▶ The exercise
Every line below is to be copied exactly, with the pictures left out.

▶ Given information
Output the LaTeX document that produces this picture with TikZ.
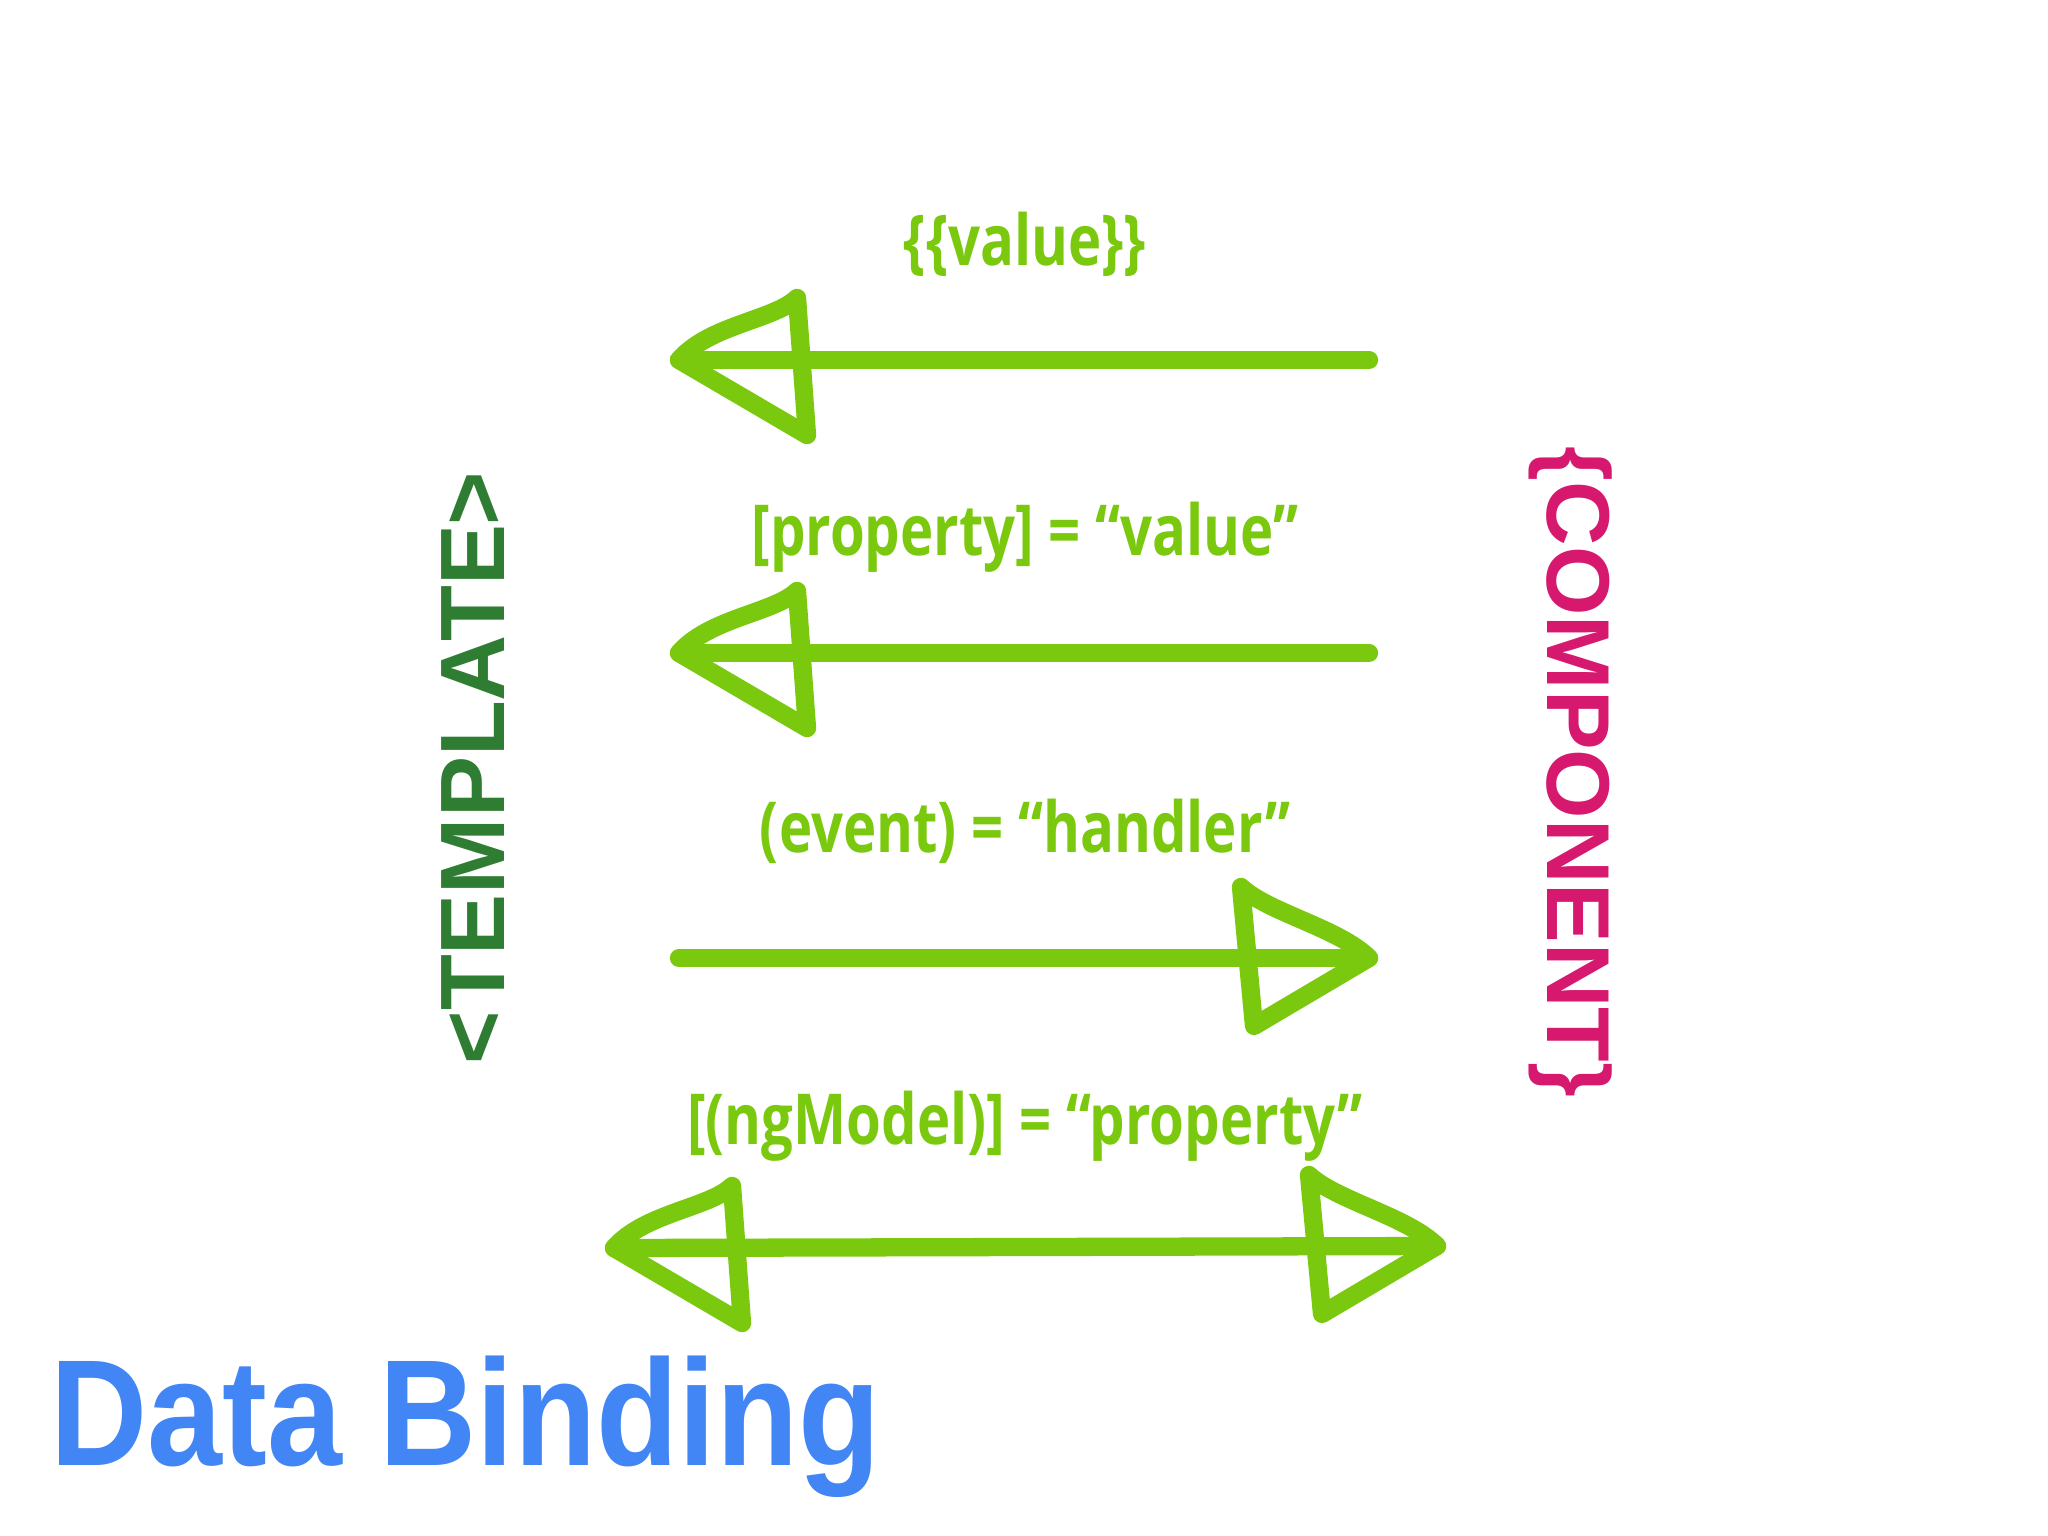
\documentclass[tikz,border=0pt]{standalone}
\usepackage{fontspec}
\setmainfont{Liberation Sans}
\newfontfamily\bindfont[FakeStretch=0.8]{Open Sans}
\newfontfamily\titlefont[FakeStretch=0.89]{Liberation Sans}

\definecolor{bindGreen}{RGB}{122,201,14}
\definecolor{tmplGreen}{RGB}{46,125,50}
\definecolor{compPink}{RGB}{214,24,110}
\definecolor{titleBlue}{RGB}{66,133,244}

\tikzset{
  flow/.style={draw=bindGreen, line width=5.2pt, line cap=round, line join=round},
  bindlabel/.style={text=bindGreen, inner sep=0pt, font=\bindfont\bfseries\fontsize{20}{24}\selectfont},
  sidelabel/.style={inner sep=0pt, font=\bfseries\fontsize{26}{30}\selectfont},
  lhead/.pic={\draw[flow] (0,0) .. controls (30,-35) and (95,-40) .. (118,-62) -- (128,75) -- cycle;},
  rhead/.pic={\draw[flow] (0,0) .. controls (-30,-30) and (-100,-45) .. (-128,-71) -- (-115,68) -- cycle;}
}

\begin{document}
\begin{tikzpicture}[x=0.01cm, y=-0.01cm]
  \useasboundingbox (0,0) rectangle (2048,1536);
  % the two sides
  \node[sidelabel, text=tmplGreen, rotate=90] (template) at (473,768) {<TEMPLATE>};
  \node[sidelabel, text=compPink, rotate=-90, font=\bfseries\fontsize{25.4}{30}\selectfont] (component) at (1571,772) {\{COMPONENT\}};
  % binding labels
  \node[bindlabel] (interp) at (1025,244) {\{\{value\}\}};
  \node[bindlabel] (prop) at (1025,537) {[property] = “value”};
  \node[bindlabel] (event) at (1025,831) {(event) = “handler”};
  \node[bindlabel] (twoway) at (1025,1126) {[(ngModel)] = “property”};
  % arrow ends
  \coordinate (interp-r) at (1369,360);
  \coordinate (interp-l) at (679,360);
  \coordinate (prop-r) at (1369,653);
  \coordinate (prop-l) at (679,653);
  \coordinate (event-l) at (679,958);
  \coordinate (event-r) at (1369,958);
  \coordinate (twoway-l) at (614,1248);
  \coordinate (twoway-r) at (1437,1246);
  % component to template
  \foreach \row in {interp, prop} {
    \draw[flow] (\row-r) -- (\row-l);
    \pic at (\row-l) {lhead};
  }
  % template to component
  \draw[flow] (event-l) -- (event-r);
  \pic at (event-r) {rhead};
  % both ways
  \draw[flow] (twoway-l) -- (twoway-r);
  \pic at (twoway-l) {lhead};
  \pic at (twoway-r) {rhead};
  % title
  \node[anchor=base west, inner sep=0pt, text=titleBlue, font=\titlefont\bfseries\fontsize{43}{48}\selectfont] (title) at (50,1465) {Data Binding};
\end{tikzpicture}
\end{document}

▶ Problem solution
Output the LaTeX document that produces this picture with TikZ.
\documentclass[tikz,border=0pt]{standalone}
\usepackage{fontspec}
\setmainfont{Liberation Sans}
\newfontfamily\bindfont[FakeStretch=0.8]{Open Sans}
\newfontfamily\titlefont[FakeStretch=0.89]{Liberation Sans}

\definecolor{bindGreen}{RGB}{122,201,14}
\definecolor{tmplGreen}{RGB}{46,125,50}
\definecolor{compPink}{RGB}{214,24,110}
\definecolor{titleBlue}{RGB}{66,133,244}

\tikzset{
  flow/.style={draw=bindGreen, line width=5.2pt, line cap=round, line join=round},
  bindlabel/.style={text=bindGreen, inner sep=0pt, font=\bindfont\bfseries\fontsize{20}{24}\selectfont},
  sidelabel/.style={inner sep=0pt, font=\bfseries\fontsize{26}{30}\selectfont},
  lhead/.pic={\draw[flow] (0,0) .. controls (30,-35) and (95,-40) .. (118,-62) -- (128,75) -- cycle;},
  rhead/.pic={\draw[flow] (0,0) .. controls (-30,-30) and (-100,-45) .. (-128,-71) -- (-115,68) -- cycle;}
}

\begin{document}
\begin{tikzpicture}[x=0.01cm, y=-0.01cm]
  \useasboundingbox (0,0) rectangle (2048,1536);
  % the two sides
  \node[sidelabel, text=tmplGreen, rotate=90] (template) at (473,768) {<TEMPLATE>};
  \node[sidelabel, text=compPink, rotate=-90, font=\bfseries\fontsize{25.4}{30}\selectfont] (component) at (1571,772) {\{COMPONENT\}};
  % binding labels
  \node[bindlabel] (interp) at (1025,244) {\{\{value\}\}};
  \node[bindlabel] (prop) at (1025,537) {[property] = “value”};
  \node[bindlabel] (event) at (1025,831) {(event) = “handler”};
  \node[bindlabel] (twoway) at (1025,1126) {[(ngModel)] = “property”};
  % arrow ends
  \coordinate (interp-r) at (1369,360);
  \coordinate (interp-l) at (679,360);
  \coordinate (prop-r) at (1369,653);
  \coordinate (prop-l) at (679,653);
  \coordinate (event-l) at (679,958);
  \coordinate (event-r) at (1369,958);
  \coordinate (twoway-l) at (614,1248);
  \coordinate (twoway-r) at (1437,1246);
  % component to template
  \foreach \row in {interp, prop} {
    \draw[flow] (\row-r) -- (\row-l);
    \pic at (\row-l) {lhead};
  }
  % template to component
  \draw[flow] (event-l) -- (event-r);
  \pic at (event-r) {rhead};
  % both ways
  \draw[flow] (twoway-l) -- (twoway-r);
  \pic at (twoway-l) {lhead};
  \pic at (twoway-r) {rhead};
  % title
  \node[anchor=base west, inner sep=0pt, text=titleBlue, font=\titlefont\bfseries\fontsize{43}{48}\selectfont] (title) at (50,1465) {Data Binding};
\end{tikzpicture}
\end{document}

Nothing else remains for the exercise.